In a brief introduction, Surani provides some context and a hint of the extensive research this extraordinary book necessitated. But the single long poem it contains is pared down to a chronological list of code names of military operations conducted by member states of the UN. This presentation allows the reader to linger over each code name and reflect on all of its connotations, where it fits in geography and in time, and the lives that must have been lost there, that last looping back around and cutting through the obfuscation of the code name. Ultimately, the book serves as a memorial.


Yaya Yao, flesh, tongue (Mawenzi House)

Language and identity are central concerns in Yaya Yao’s debut collection of poems. I’m particularly taken with the multiple series of language lesson poems it contains in which the author plays with translations of Mandarin, Cantonese, Hokkien, and Shanghainese words, all languages that she grew up with in Toronto with varying degrees of familiarity.




Safiya Sinclair, Cannibal (University of Nebraska Press)

In her debut collection, Sinclair moves back and forth between Jamaica and the United States, exploring what she describes in an essay about its conception as “scattered points of exile—exile at home, exile of being in America, exile of the female body, and the exile of the English language.” The poems are linked not just by that theme of exile but also the recurring figure of Caliban, borrowed from Shakespeare’s The Tempest, but transformed so as to illuminate and flip the coloniser’s gaze.
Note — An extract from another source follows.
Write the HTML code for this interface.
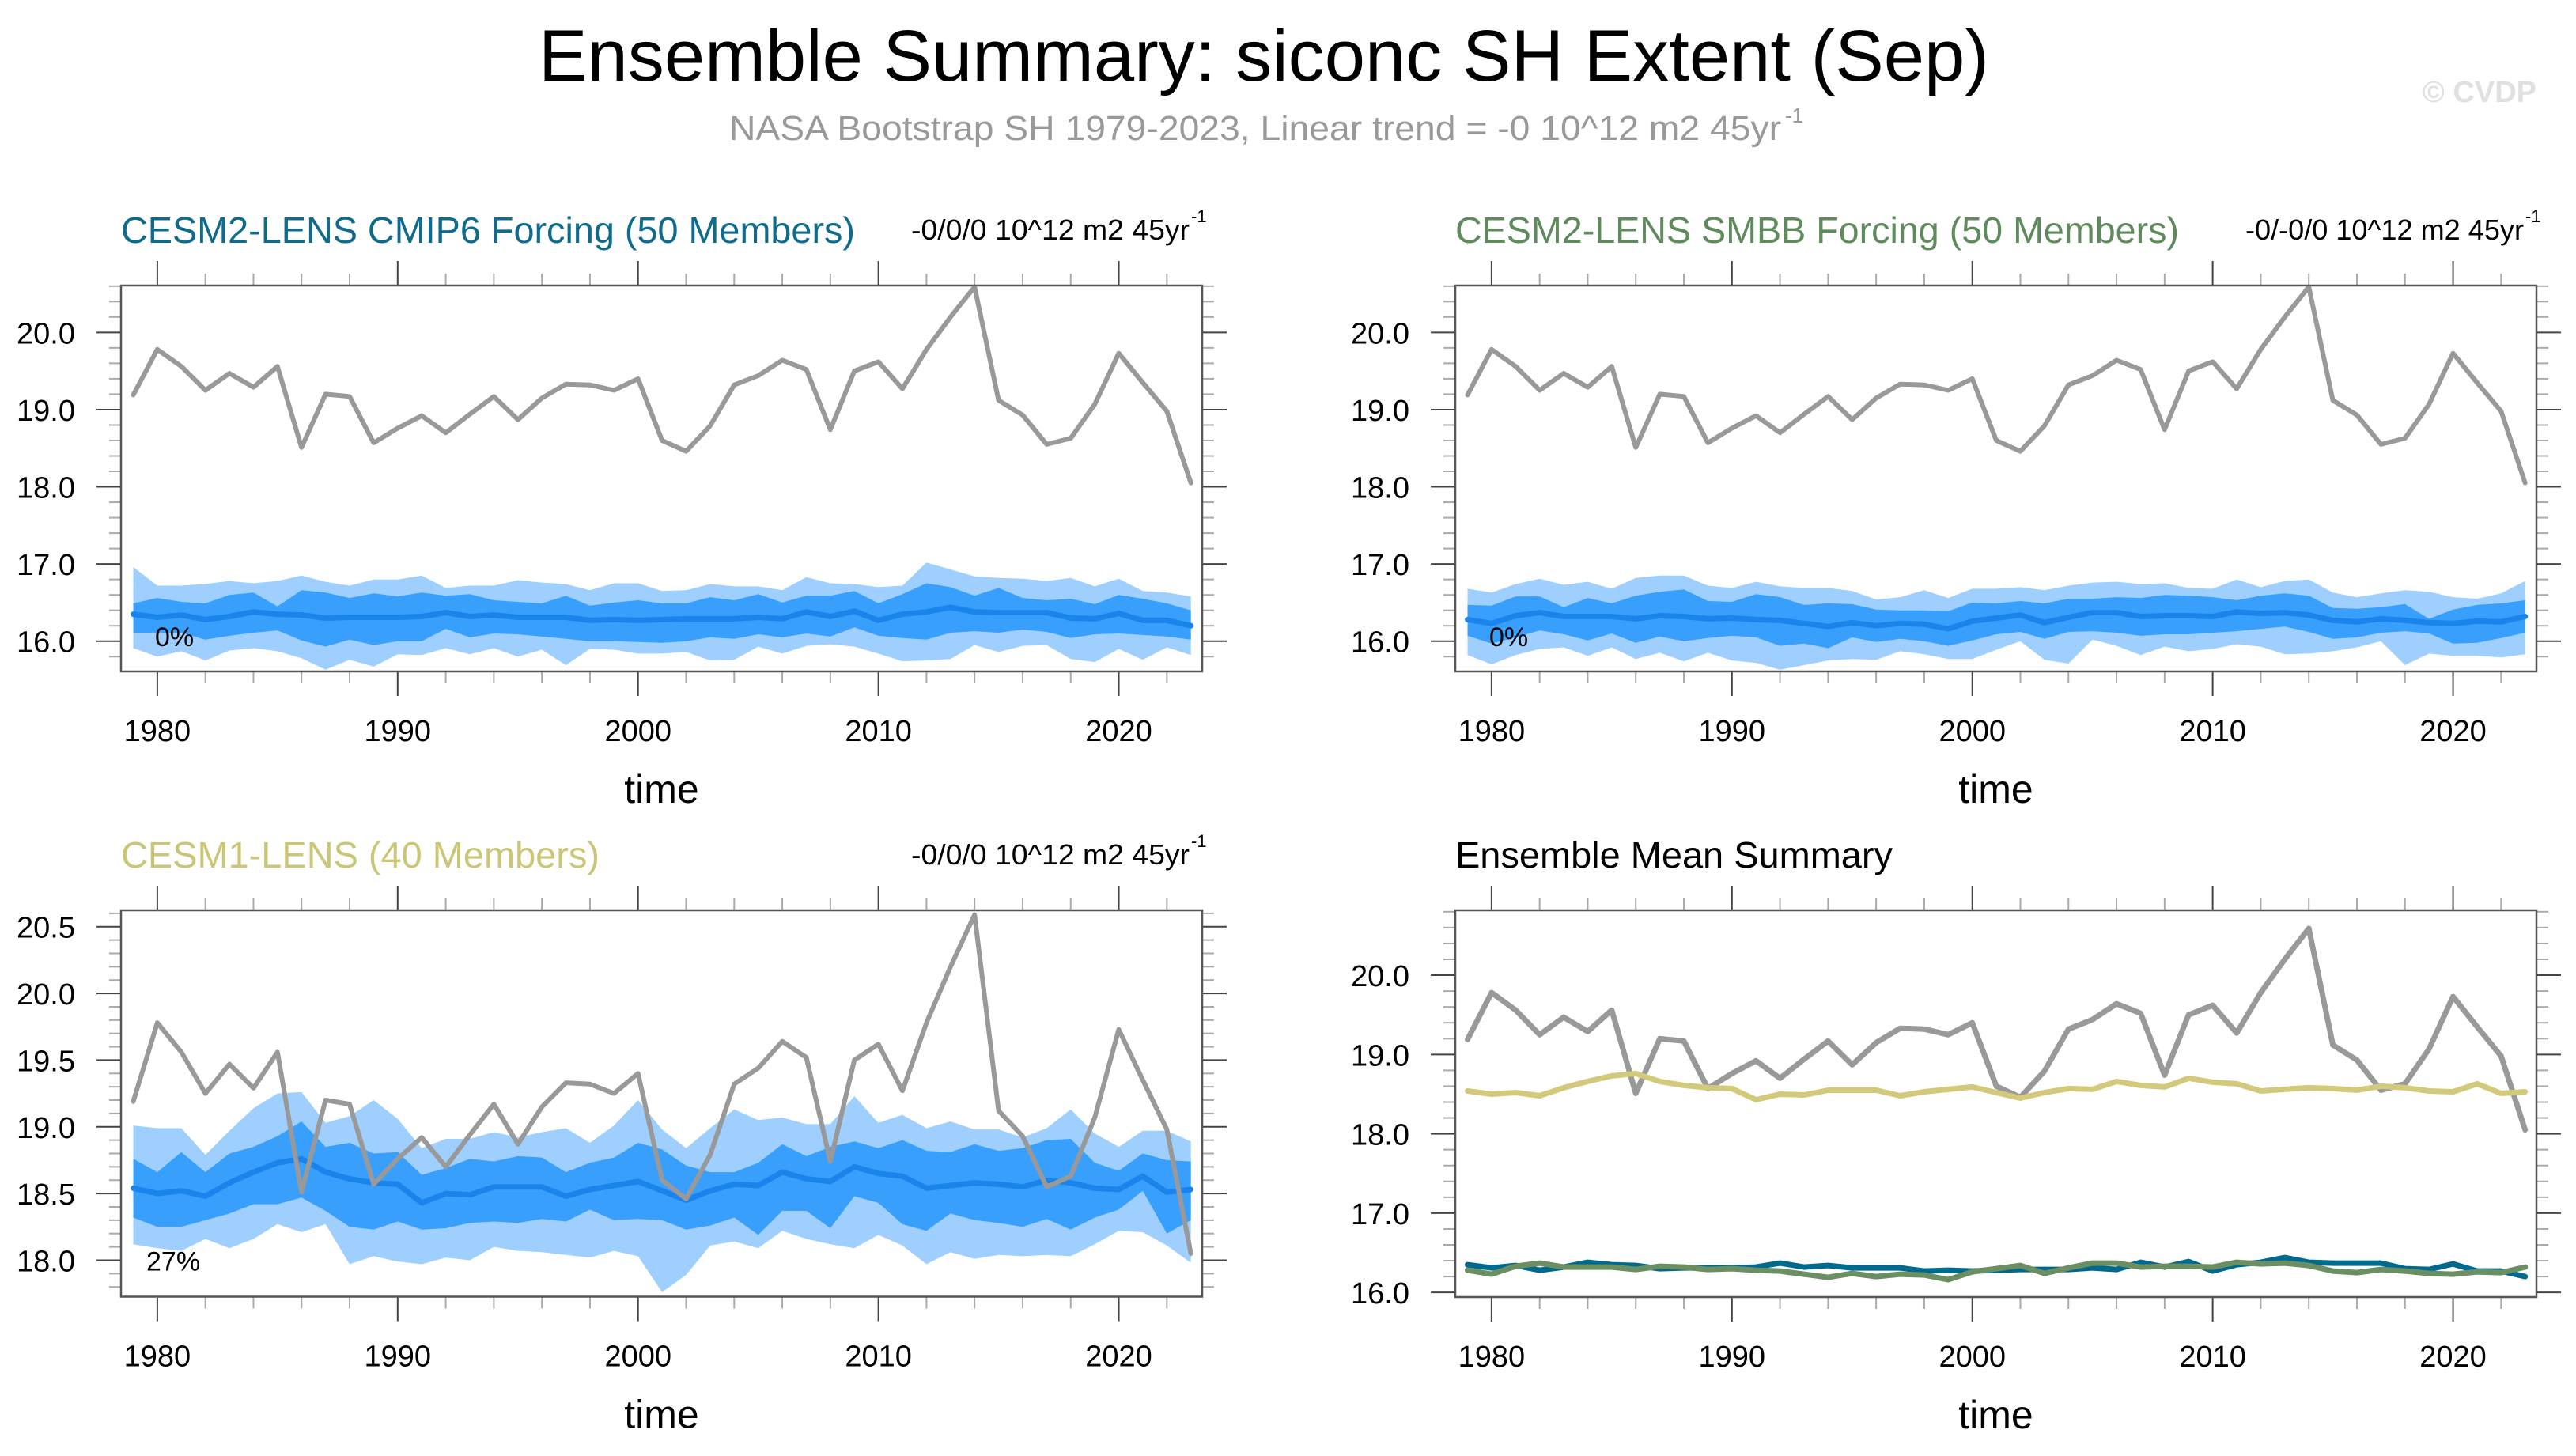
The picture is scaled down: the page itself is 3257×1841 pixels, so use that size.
<!DOCTYPE html>
<html><head><meta charset="utf-8"><style>
html,body{margin:0;padding:0;background:#fff;}
svg{display:block;font-family:"Liberation Sans",Arial,sans-serif;}
</style></head><body>
<svg id="chart" width="3257" height="1841" viewBox="0 0 3257 1841" xmlns="http://www.w3.org/2000/svg">
<rect width="3257" height="1841" fill="#fff"/>
<text x="1598" y="102" text-anchor="middle" font-size="92" fill="#000" textLength="1834" lengthAdjust="spacingAndGlyphs">Ensemble Summary: siconc SH Extent (Sep)</text>
<text x="922" y="177" font-size="44" fill="#999" textLength="1330" lengthAdjust="spacingAndGlyphs">NASA Bootstrap SH 1979-2023, Linear trend = -0 10^12 m2 45yr</text>
<text x="2257" y="155" font-size="26" fill="#999">-1</text>
<text x="3207" y="129" text-anchor="end" font-size="38" font-weight="bold" fill="#e0e0e0">© CVDP</text>
<g id="plots"></g>
</svg>
<script>
const years = [1979,1980,1981,1982,1983,1984,1985,1986,1987,1988,1989,1990,1991,1992,1993,1994,1995,1996,1997,1998,1999,2000,2001,2002,2003,2004,2005,2006,2007,2008,2009,2010,2011,2012,2013,2014,2015,2016,2017,2018,2019,2020,2021,2022,2023];
const obs = [19.19,19.78,19.56,19.25,19.47,19.29,19.56,18.51,19.20,19.17, 18.57,18.76,18.92,18.70,18.94,19.17,18.87,19.15,19.33,19.32, 19.25,19.40,18.60,18.46,18.79,19.32,19.44,19.64,19.52,18.74, 19.50,19.62,19.27,19.78,20.20,20.59,19.12,18.93,18.55,18.63, 19.07,19.73,19.35,18.98,18.05];

const cmip6Mean = [16.35,16.31,16.34,16.28,16.32,16.38,16.35,16.34,16.30,16.31, 16.31,16.31,16.32,16.37,16.32,16.34,16.31,16.31,16.31,16.27, 16.28,16.27,16.28,16.29,16.29,16.29,16.31,16.29,16.38,16.32, 16.39,16.27,16.35,16.38,16.44,16.38,16.37,16.37,16.37,16.30, 16.29,16.36,16.27,16.27,16.20];
const cmip6OuterHi = [16.96,16.72,16.72,16.74,16.78,16.75,16.78,16.85,16.77,16.72, 16.80,16.80,16.85,16.69,16.72,16.72,16.79,16.76,16.74,16.66, 16.75,16.75,16.65,16.66,16.74,16.71,16.71,16.66,16.83,16.75, 16.74,16.70,16.72,17.02,16.93,16.84,16.82,16.81,16.78,16.82, 16.71,16.81,16.65,16.63,16.58];
const cmip6InnerHi = [16.49,16.56,16.51,16.49,16.60,16.63,16.45,16.66,16.63,16.56, 16.62,16.58,16.63,16.59,16.61,16.53,16.51,16.49,16.59,16.46, 16.50,16.53,16.49,16.49,16.57,16.53,16.61,16.50,16.59,16.59, 16.65,16.49,16.61,16.75,16.70,16.59,16.69,16.56,16.53,16.55, 16.48,16.60,16.55,16.49,16.40];
const cmip6InnerLo = [16.11,16.11,16.11,16.02,16.07,16.11,16.14,16.01,15.93,16.02, 15.95,16.00,16.00,16.16,16.05,16.10,16.09,16.06,16.03,16.00, 16.00,15.99,15.98,16.00,16.05,16.03,16.09,16.05,16.10,16.06, 16.18,16.07,16.04,16.02,16.11,16.13,16.11,16.15,16.12,16.04, 16.09,16.10,16.08,16.06,16.02];
const cmip6OuterLo = [15.91,15.80,15.87,15.75,15.88,15.91,15.87,15.78,15.63,15.76, 15.67,15.83,15.82,15.91,15.83,15.91,15.80,15.89,15.69,15.90, 15.89,15.84,15.84,15.86,15.75,15.76,15.93,15.84,15.94,15.96, 15.93,15.84,15.74,15.75,15.77,15.95,15.86,15.94,15.95,15.77, 15.73,15.90,15.76,15.92,15.82];

const smbbMean = [16.28,16.23,16.33,16.37,16.32,16.32,16.32,16.29,16.33,16.32, 16.29,16.30,16.28,16.27,16.23,16.19,16.24,16.20,16.23,16.22, 16.16,16.26,16.30,16.34,16.24,16.31,16.37,16.37,16.32,16.33, 16.33,16.32,16.38,16.36,16.37,16.34,16.27,16.25,16.29,16.27, 16.24,16.23,16.26,16.25,16.32];
const smbbOuterHi = [16.68,16.63,16.74,16.81,16.73,16.77,16.68,16.82,16.85,16.85, 16.72,16.69,16.77,16.71,16.69,16.69,16.65,16.54,16.57,16.66, 16.56,16.68,16.68,16.70,16.66,16.72,16.76,16.77,16.74,16.75, 16.69,16.68,16.80,16.70,16.78,16.80,16.63,16.57,16.62,16.66, 16.64,16.57,16.55,16.62,16.78];
const smbbInnerHi = [16.47,16.46,16.58,16.58,16.44,16.56,16.49,16.59,16.64,16.67, 16.52,16.51,16.61,16.57,16.47,16.49,16.48,16.41,16.40,16.40, 16.39,16.50,16.49,16.52,16.49,16.55,16.55,16.57,16.56,16.60, 16.59,16.57,16.53,16.59,16.62,16.59,16.43,16.42,16.44,16.48, 16.29,16.41,16.47,16.49,16.53];
const smbbInnerLo = [16.07,15.97,16.05,16.14,16.09,16.01,16.10,15.98,16.06,16.00, 16.04,16.07,16.05,15.94,15.97,15.91,16.05,15.99,16.03,16.00, 15.94,16.01,16.09,16.12,16.03,16.12,16.13,16.11,16.07,16.09, 16.09,16.11,16.13,16.16,16.19,16.12,16.03,16.05,16.11,16.13, 16.10,15.97,15.98,16.04,16.11];
const smbbOuterLo = [15.82,15.70,15.82,15.90,15.92,15.81,15.92,15.77,15.85,15.74, 15.85,15.75,15.72,15.63,15.69,15.75,15.77,15.76,15.87,15.83, 15.77,15.77,15.89,16.00,15.76,15.71,16.02,15.94,15.82,15.93, 15.87,15.90,15.96,15.93,15.83,15.84,15.87,15.92,16.00,15.69, 15.84,15.81,15.81,15.79,15.83];

const cesm1Mean = [18.54,18.50,18.52,18.48,18.58,18.66,18.73,18.76,18.66,18.61, 18.58,18.57,18.43,18.50,18.49,18.55,18.55,18.55,18.48,18.53, 18.56,18.59,18.52,18.45,18.52,18.57,18.56,18.66,18.61,18.59, 18.70,18.65,18.63,18.54,18.56,18.58,18.57,18.55,18.60,18.58, 18.54,18.53,18.63,18.51,18.53];
const cesm1OuterHi = [19.01,18.99,18.99,18.79,18.97,19.14,19.25,19.26,19.03,19.08, 19.20,19.06,18.84,18.91,18.91,18.96,18.92,18.96,18.99,18.88, 19.01,19.20,18.98,18.84,18.99,19.13,19.05,19.07,19.02,19.02, 19.23,19.03,19.09,18.99,19.04,18.98,18.98,18.92,18.99,19.13, 18.95,18.85,18.97,18.97,18.89];
const cesm1InnerHi = [18.76,18.66,18.81,18.66,18.80,18.85,18.93,19.04,18.85,18.88, 18.80,18.81,18.64,18.69,18.76,18.74,18.78,18.77,18.66,18.73, 18.77,18.88,18.83,18.71,18.66,18.66,18.73,18.87,18.78,18.85, 18.89,18.84,18.90,18.82,18.81,18.87,18.82,18.84,18.90,18.91, 18.73,18.67,18.80,18.75,18.74];
const cesm1InnerLo = [18.32,18.25,18.25,18.30,18.35,18.42,18.42,18.47,18.37,18.25, 18.23,18.29,18.23,18.24,18.28,18.29,18.28,18.31,18.29,18.38, 18.30,18.31,18.30,18.23,18.26,18.32,18.19,18.37,18.37,18.24, 18.48,18.43,18.27,18.22,18.35,18.30,18.28,18.25,18.31,18.23, 18.32,18.38,18.52,18.20,18.30];
const cesm1OuterLo = [18.12,18.09,18.07,18.16,18.09,18.16,18.27,18.21,18.27,17.97, 18.03,17.99,17.97,18.02,18.00,18.10,18.07,18.06,18.04,18.02, 18.07,18.03,17.76,17.89,18.11,18.14,18.09,18.22,18.16,18.12, 18.09,18.19,18.11,17.97,18.06,18.01,18.04,18.03,18.04,18.03, 18.12,18.22,18.21,18.11,17.98];

const xTickYears = [1980,1990,2000,2010,2020];
const topYTicks = ["16.0","17.0","18.0","19.0","20.0"];
const cesm1YTicks = ["18.0","18.5","19.0","19.5","20.0","20.5"];

const NS = "http://www.w3.org/2000/svg";
const root = document.getElementById("plots");
function mk(tag, attrs, parent) {
  const e = document.createElementNS(NS, tag);
  for (const k in attrs) e.setAttribute(k, attrs[k]);
  (parent || root).appendChild(e);
  return e;
}
const XMIN = 1978.49, XMAX = 2023.47;

function makePanel(cfg) {
  const g = mk("g", {});
  
  
  const x0 = cfg.x0, x1 = cfg.x0 + 1367, y0 = cfg.y0, y1 = cfg.y1;
  const xs = v => x0 + (v - XMIN) / (XMAX - XMIN) * (x1 - x0);
  const ys = v => y1 - (v - cfg.ymin) / (cfg.ymax - cfg.ymin) * (y1 - y0);
  const tg = mk("g", {}, g);
  
  
  for (let yr = 1980; yr <= 2022; yr += 2) {
    const major = yr % 10 === 0;
    const L = major ? 31 : 15;
    const X = xs(yr);
    const c = major ? "#444" : "#aaa";
    mk("line", {x1: X, x2: X, y1: y1, y2: y1 + L, stroke: c, "stroke-width": 2}, tg);
    mk("line", {x1: X, x2: X, y1: y0, y2: y0 - L, stroke: c, "stroke-width": 2}, tg);
  }
  const nMinor = Math.round((cfg.ymax - cfg.ymin) / cfg.minor) + 2;
  const start = Math.ceil(cfg.ymin / cfg.minor - 1e-6) * cfg.minor;
  for (let i = 0; i < nMinor; i++) {
    const v = start + i * cfg.minor;
    if (v > cfg.ymax + 1e-6) break;
    const major = Math.abs(v / cfg.major - Math.round(v / cfg.major)) < 1e-4;
    const L = major ? 31 : 15;
    const Y = ys(v);
    const c = major ? "#444" : "#aaa";
    mk("line", {x1: x0, x2: x0 - L, y1: Y, y2: Y, stroke: c, "stroke-width": 2}, tg);
    mk("line", {x1: x1, x2: x1 + L, y1: Y, y2: Y, stroke: c, "stroke-width": 2}, tg);
  }
  const band = (hi, lo, color, nm) => {
    let d = "";
    years.forEach((yr, i) => { d += (i ? "L" : "M") + xs(yr).toFixed(1) + "," + ys(hi[i]).toFixed(1); });
    for (let i = years.length - 1; i >= 0; i--) d += "L" + xs(years[i]).toFixed(1) + "," + ys(lo[i]).toFixed(1);
    const p = mk("path", {d: d + "Z", fill: color}, g);
    
    
  };
  const line = (vals, color, w, nm) => {
    const pts = years.map((yr, i) => xs(yr).toFixed(1) + "," + ys(vals[i]).toFixed(1)).join(" ");
    const p = mk("polyline", {points: pts, fill: "none", stroke: color, "stroke-width": w, "stroke-linejoin": "round", "stroke-linecap": "round"}, g);
    
    
  };
  if (cfg.bands) {
    band(cfg.bands[0], cfg.bands[3], "#9ecfff", "outer-spread-band");
    band(cfg.bands[1], cfg.bands[2], "#389ffc", "inner-spread-band");
    line(cfg.bands[4], "#1a84ec", 7, "ensemble-mean-line");
    line(obs, "#999", 6, "observed-line");
  }
  if (cfg.lines) cfg.lines.forEach(l => line(l[0], l[1], 7, l[2]));
  const fr = mk("rect", {x: x0, y: y0, width: x1 - x0, height: y1 - y0, fill: "none", stroke: "#555", "stroke-width": 2.5}, g);
  
  
  cfg.yLabels.forEach(s => {
    const t = mk("text", {x: x0 - 58, y: ys(parseFloat(s)) + 14, "text-anchor": "end", "font-size": 38, fill: "#000"}, g);
    t.textContent = s;
    
    
  });
  xTickYears.forEach(yr => {
    const t = mk("text", {x: xs(yr), y: y1 + 88, "text-anchor": "middle", "font-size": 38, fill: "#000"}, g);
    t.textContent = String(yr);
    
    
  });
  const xt = mk("text", {x: (x0 + x1) / 2, y: y1 + 166, "text-anchor": "middle", "font-size": 50, fill: "#000"}, g);
  xt.textContent = "time";
  
  
  const tt = mk("text", {x: x0, y: y0 - 54, "font-size": 46, fill: cfg.titleColor, textLength: cfg.titleLen, lengthAdjust: "spacingAndGlyphs"}, g);
  tt.textContent = cfg.title;
  
  
  if (cfg.trend) {
    const tr = mk("text", {x: x1 - 16, y: y0 - 58, "text-anchor": "end", "font-size": 36, fill: "#000", textLength: cfg.trendLen, lengthAdjust: "spacingAndGlyphs"}, g);
    tr.textContent = cfg.trend;
    
    
    const sp = mk("text", {x: x1 - 14, y: y0 - 80, "font-size": 22, fill: "#000"}, g);
    sp.textContent = "-1";
    
    
  }
  if (cfg.pct) {
    const pt = mk("text", {x: cfg.pctX, y: y1 - cfg.pctDy, "font-size": 34, fill: "#000"}, g);
    pt.textContent = cfg.pct;
    
    
  }
}

makePanel({name: "cmip6-panel", x0: 153, y0: 361, y1: 849, ymin: 15.608, ymax: 20.608, major: 1, minor: 0.2,
  yLabels: topYTicks, title: "CESM2-LENS CMIP6 Forcing (50 Members)", titleColor: "#0f6b8c", titleLen: 928,
  trend: "-0/0/0 10^12 m2 45yr", trendLen: 352, bands: [cmip6OuterHi, cmip6InnerHi, cmip6InnerLo, cmip6OuterLo, cmip6Mean],
  pct: "0%", pctX: 196, pctDy: 32});
makePanel({name: "smbb-panel", x0: 1840, y0: 361, y1: 849, ymin: 15.608, ymax: 20.608, major: 1, minor: 0.2,
  yLabels: topYTicks, title: "CESM2-LENS SMBB Forcing (50 Members)", titleColor: "#5f8a5c", titleLen: 915,
  trend: "-0/-0/0 10^12 m2 45yr", trendLen: 352, bands: [smbbOuterHi, smbbInnerHi, smbbInnerLo, smbbOuterLo, smbbMean],
  pct: "0%", pctX: 1883, pctDy: 32});
makePanel({name: "cesm1-panel", x0: 153, y0: 1151, y1: 1639.5, ymin: 17.727, ymax: 20.623, major: 0.5, minor: 0.1,
  yLabels: cesm1YTicks, title: "CESM1-LENS (40 Members)", titleColor: "#cbc676", titleLen: 605,
  trend: "-0/0/0 10^12 m2 45yr", trendLen: 352, bands: [cesm1OuterHi, cesm1InnerHi, cesm1InnerLo, cesm1OuterLo, cesm1Mean],
  pct: "27%", pctX: 185, pctDy: 33});
makePanel({name: "ensemble-mean-panel", x0: 1840, y0: 1151, y1: 1640, ymin: 15.942, ymax: 20.818, major: 1, minor: 0.2,
  yLabels: topYTicks, title: "Ensemble Mean Summary", titleColor: "#000", titleLen: 553,
  lines: [[obs, "#999", "observed-line"], [cesm1Mean, "#d2ca7a", "cesm1-mean-line"], [cmip6Mean, "#006a8e", "cmip6-mean-line"], [smbbMean, "#6b8e62", "smbb-mean-line"]]});
</script>
</body></html>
It’s a complex and radical book.


Canisia Lubrin, Voodoo Hypothesis (Wolsak and Wynn)


Mika Lafond, nipê wânîn (Thistledown Press)

Employing the transformation rituals of her Cree culture, Lafond seeks out the universal love of “all people, all animals, all things/my heartbeat slows, my spirit breathes/ in a circle of women I find myself/with my ancestors.” The tone of such adaptation is reflected time and again in the elements of nature that form the life source for understanding her grandmother’s words and for understanding how she can be one with her Cree past. The descriptions of the natural world – the rain and snow, the sage and sweetgrass, and the wind and clouds serve her poems as do the memories of her grandmother’s life and the day-to-day rituals that shaped it. Stylistically emotive but never maudlin, Lafond recreates those energies that now give her strength.


Phoebe Wang, Admission Requirements (McClelland and Stewart)

The poems of Admission Requirements attempt to discover what is required of us when we cut across our material and psychic geographies. Simultaneously full and empty of its origins, the self is continually taxed of any certainties and ways of being. The speaker in these poems is engaged in a kind of fieldwork, surveying familiar and foreign places, gardens, communities and the haphazard cityscape, presenting the reader with uncomfortable truths and the many paradoxes of subsumed histories. With understated irony and unsettling imagery, the poems address the internal conflicts inherent in contemporary living.